Lo confesso subito: quando ho visto per la prima volta Atlanta, con un binge wathcing forsennato per non farmi cogliere impreparato dalla seconda stagione, non è stato un colpo di fulmine. Preparato da una valanga di recensioni positive, da due Golden Globes e da un Donald Glover che è impossibile non amare, non ero forse pronto per un serial così stringato eppure così sofisticato, da una comedy (perchè in fondo il genere è quello) così pensata, talmente scritta -bene-, mescolata abilmente al dramma e ad un sottotesto politico mai banale e molto, molto poco percettibile ad un primo sguardo.
Perché Atlanta è così: opera sfaccettata e sfacciata, una dramedy (se proprio non si può fare a meno di mettere etichette) che mette al centro persone e non personaggi di fronte alle difficoltà della vita vera. Problemi economici, incomprensioni familiari, e visto che l’ottica è declinata attraverso l’etnia black anche la costante, americanissima paura della polizia.
Al centro di tutto poi c’è lui, l’Earn che ha le fattezze sensuali e beffarde di Glover, punta di diamante della serie che fa della battuta pungente e sottile il suo punto di forza.

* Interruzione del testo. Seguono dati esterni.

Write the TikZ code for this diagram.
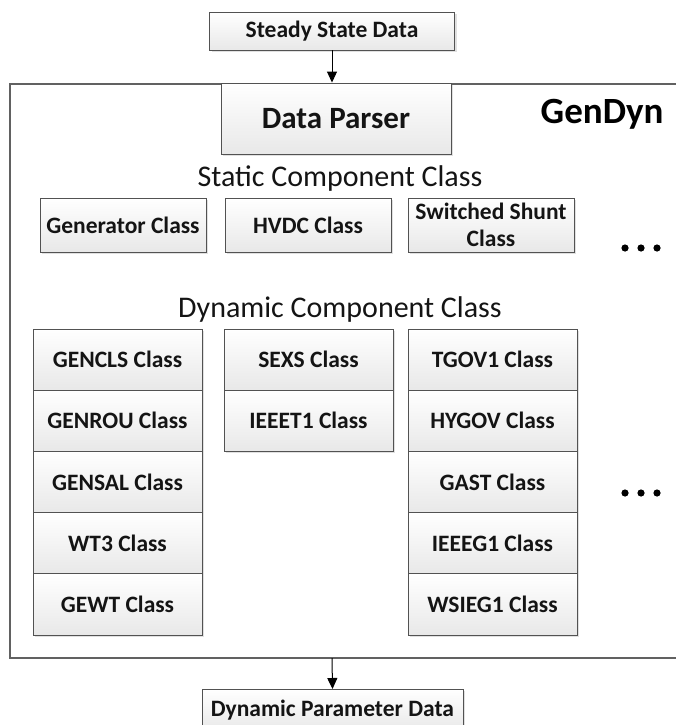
\documentclass[tikz,border=0pt]{standalone}
\usepackage{fontspec}
\setmainfont{Carlito}
\usetikzlibrary{arrows.meta,shadows}

\tikzset{
	classbox/.style={draw=black!68, line width=0.9pt, top color=white, bottom color=black!9,
		drop shadow={shadow xshift=2pt, shadow yshift=-2pt, fill=black!12, opacity=1},
		inner sep=0pt, align=center, text=black!92,
		font=\bfseries\fontsize{23.5}{27.5}\selectfont},
	rowbox/.style={classbox, minimum width=169pt, minimum height=61.2pt},
	statbox/.style={classbox, minimum width=166pt, minimum height=54pt},
	databox/.style={classbox},
	frame/.style={draw=black!62, line width=1.8pt},
	flow/.style={line width=1pt, -{Triangle[length=11pt,width=10pt]}},
	heading/.style={font=\fontsize{30}{32}\selectfont, text=black!92},
}

\begin{document}
\begin{tikzpicture}[x=1pt, y=-1pt]
		%%%%% START %%%%%
		\useasboundingbox (0, 0) rectangle (675, 725);
		
		% GenDyn frame, open to the right
		\draw[frame] (680, 84) -- (10, 84) -- (10, 658) -- (680, 658);
		\node[anchor=east, font=\bfseries\fontsize{37}{38}\selectfont] (gendyn) at (667, 114) {GenDyn};
		
		% input and parser
		\node[databox, minimum width=245pt, minimum height=38pt] (steady) at (332, 31) {Steady State Data};
		\node[classbox, minimum width=230pt, minimum height=71pt, font=\bfseries\fontsize{31}{32}\selectfont] (parser) at (336, 118.5) {Data Parser};
		\draw[flow] (steady) -- (steady |- parser.north);
		
		% static components
		\node[heading] (stattitle) at (340, 179) {Static Component Class};
		\node[statbox] (gen) at (123, 225) {Generator Class};
		\node[statbox] (hvdc) at (308, 225) {HVDC Class};
		\node[statbox] (shunt) at (491, 225) {Switched Shunt\\Class};
		\foreach \x in {625, 641, 657} \fill (\x, 248) circle (3.6);
		
		% dynamic components
		\node[heading] (dyntitle) at (340, 309) {Dynamic Component Class};
		
		\node[rowbox] (gencls) at (117.5, 359.6) {GENCLS Class};
		\node[rowbox] (genrou) at (117.5, 420.8) {GENROU Class};
		\node[rowbox] (gensal) at (117.5, 482.0) {GENSAL Class};
		\node[rowbox] (wt3) at (117.5, 543.2) {WT3 Class};
		\node[rowbox] (gewt) at (117.5, 604.4) {GEWT Class};
		
		\node[rowbox] (sexs) at (308.5, 359.6) {SEXS Class};
		\node[rowbox] (ieeet1) at (308.5, 420.8) {IEEET1 Class};
		
		\node[rowbox] (tgov1) at (492.5, 359.6) {TGOV1 Class};
		\node[rowbox] (hygov) at (492.5, 420.8) {HYGOV Class};
		\node[rowbox] (gast) at (492.5, 482.0) {GAST Class};
		\node[rowbox] (ieeeg1) at (492.5, 543.2) {IEEEG1 Class};
		\node[rowbox] (wsieg1) at (492.5, 604.4) {WSIEG1 Class};
		
		\foreach \x in {625, 641, 657} \fill (\x, 493) circle (3.6);
		
		% output
		\coordinate (out) at (332, 658);
		\node[databox, anchor=north, minimum width=261pt, minimum height=42pt] (dynpar) at (332.5, 689) {Dynamic Parameter Data};
		\draw[flow] (out) -- (dynpar.north);
		
		%%%%% END %%%%%
	\end{tikzpicture}
\end{document}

La prima stagione di Atlanta è infatti tutta idea della mente di Glover: e se la città del titolo, nelle sue intenzioni, avrebbe dovuto essere al centro delle vicende, diventa alla fine la cornice del racconto disilluso e romantico proprio di Earn, motore centrale di ogni disavventura a cui si assiste. La periferia e i quartieri popolari diventano personaggi, e la serie si rivela totally black anche per come affronta la quotidianità dei suoi protagonisti messi difronte a discriminazione e pregiudizi, ma anche e soprattutto al centro della cultura rap.
Glover negli Usa è noto con lo pseudonimo di Childish Gambino, nome con cui si cala nei panni di uno degli artisti più interessanti della scena attuale rap: scelta quindi mai così centrata, perchè l’autorappresentazione della comunità afro di cui Atlanta è fieramente portabandiera non poteva che passare da quella forma artistica che da sempre, nel bene e nel male, definisce la cultura nera: la musica, appunto.

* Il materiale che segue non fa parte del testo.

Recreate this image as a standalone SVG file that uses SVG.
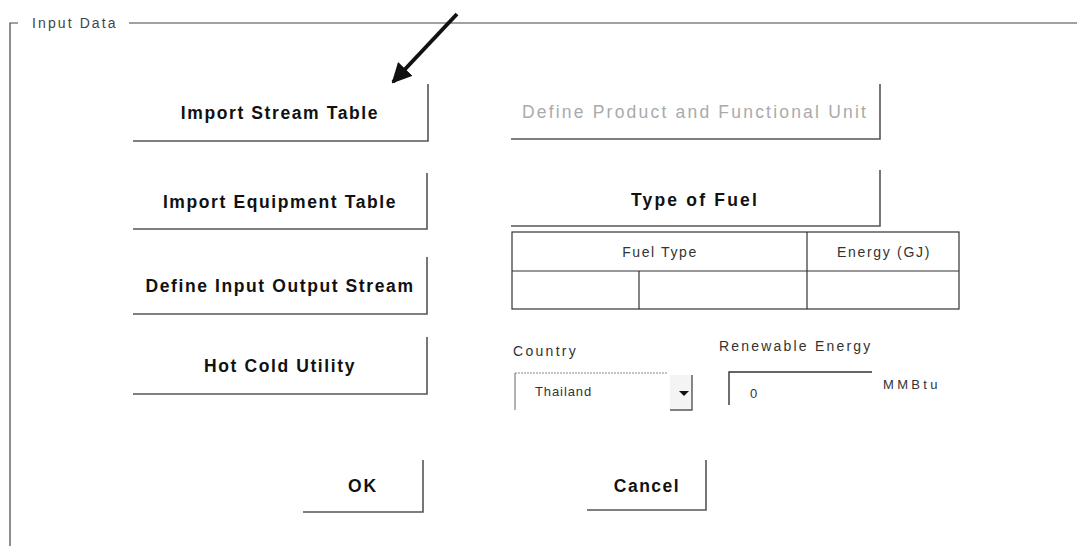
<svg xmlns="http://www.w3.org/2000/svg" width="1077" height="546" viewBox="0 0 1077 546">
<style>
.frame{stroke:#444;stroke-width:1.2;fill:none}
.edge{stroke:#555;stroke-width:1.6;fill:none}
.grid{stroke:#333;stroke-width:1.2;fill:none}
.btn{font-family:"Liberation Sans",Arial,sans-serif;font-size:17.5px;font-weight:bold;fill:#111;text-anchor:middle;letter-spacing:1.6px}
.lbl{font-family:"Liberation Sans",Arial,sans-serif;font-size:14px;fill:#333;letter-spacing:2px}
.dim{fill:#aaa;font-weight:normal;letter-spacing:2.2px}
</style>
<defs>
<marker id="ah" viewBox="0 0 10 10" refX="9" refY="5" markerWidth="5" markerHeight="5" orient="auto-start-reverse">
<path d="M0,0 L10,5 L0,10 z" fill="#111"/>
</marker>
</defs>
<rect width="1077" height="546" fill="#fff"/>
<g id="groupbox">
<path class="frame" d="M10,546 V23 H18 M129,23 H1077"/>
<text class="lbl" x="32" y="28" style="fill:#444;letter-spacing:2.1px">Input Data</text>
</g>
<g id="connectors">
<line x1="457" y1="14" x2="393" y2="82" stroke="#111" stroke-width="4" marker-end="url(#ah)"/>
</g>
<g id="btn-import-stream">
<path class="edge" d="M133,141 H428 V84"/>
<text class="btn" x="280" y="119">Import Stream Table</text>
</g>
<g id="btn-import-equipment">
<path class="edge" d="M133,229 H427 V173"/>
<text class="btn" x="280" y="208">Import Equipment Table</text>
</g>
<g id="btn-define-io">
<path class="edge" d="M133,314 H427 V257"/>
<text class="btn" x="280" y="292">Define Input Output Stream</text>
</g>
<g id="btn-hot-cold">
<path class="edge" d="M133,394 H427 V337"/>
<text class="btn" x="280" y="372">Hot Cold Utility</text>
</g>
<g id="btn-define-product">
<path class="edge" d="M511,139 H880 V84"/>
<text class="btn dim" x="695" y="118">Define Product and Functional Unit</text>
</g>
<g id="btn-type-fuel">
<path class="edge" d="M511,226 H880 V170"/>
<text class="btn" x="695" y="206" style="letter-spacing:2.2px">Type of Fuel</text>
</g>
<g id="fuel-table">
<rect class="grid" x="512" y="232" width="447" height="77"/>
<line class="grid" x1="512" y1="271" x2="959" y2="271"/>
<line class="grid" x1="807" y1="232" x2="807" y2="309"/>
<line class="grid" x1="639" y1="271" x2="639" y2="309"/>
<text class="lbl" x="660" y="257" text-anchor="middle" style="letter-spacing:1.6px">Fuel Type</text>
<text class="lbl" x="884" y="257" text-anchor="middle" style="letter-spacing:1.7px">Energy (GJ)</text>
</g>
<g id="country">
<text class="lbl" x="513" y="356" style="letter-spacing:2.3px">Country</text>
<path d="M515,373 H668" stroke="#888" stroke-width="1" stroke-dasharray="2,1" fill="none"/>
<line x1="515" y1="373" x2="515" y2="410" stroke="#666" stroke-width="1"/>
<rect x="670" y="375" width="22" height="34" fill="#f4f4f4"/>
<path d="M692,375 V410 H670" stroke="#555" stroke-width="1.4" fill="none"/>
<path d="M679,391 H689 L684,396 z" fill="#111"/>
<text class="lbl" x="535" y="396" style="font-size:13px;letter-spacing:0.9px">Thailand</text>
</g>
<g id="renewable">
<text class="lbl" x="719" y="351" style="letter-spacing:2.2px">Renewable Energy</text>
<path d="M729,405 V372 H872" stroke="#333" stroke-width="1.4" fill="none"/>
<text class="lbl" x="750" y="398" style="font-size:13px">0</text>
<text class="lbl" x="883" y="389" style="font-size:13px;letter-spacing:3.3px">MMBtu</text>
</g>
<g id="btn-ok">
<path class="edge" d="M303,512 H423 V460"/>
<text class="btn" x="363" y="492" style="letter-spacing:2px">OK</text>
</g>
<g id="btn-cancel">
<path class="edge" d="M587,510 H706 V460"/>
<text class="btn" x="647" y="492" style="letter-spacing:1.5px">Cancel</text>
</g>
</svg>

Reale e surreale si scontrano e si fondono, spezzettando in piccoli quadri narrativi, quasi delle istantanee, la vita vera dei sobborghi in una ricostruzione funzionale alla resa di alcuni paradossi.
Atlanta alla fine è quindi innovativa nella struttura, libera nel sottotesto, sempre al limite con una tragedia mai messa in scena ma sempre sfiorata e trasmutata in boutade: serial personalissimo e intimo, che con toni mai urlati e senza essere mai inutilmente plateale racconta le macerie dell’America a quasi un decennio dopo il sogno di Obama. Per mostrare cosa di quel sogno è rimasto, dopo che si è scontrato con una realtà più dura di lui che l’ha frantumato, e che si è sgretolato e i dissolto proprio come un bel sogno, prima dell’alba.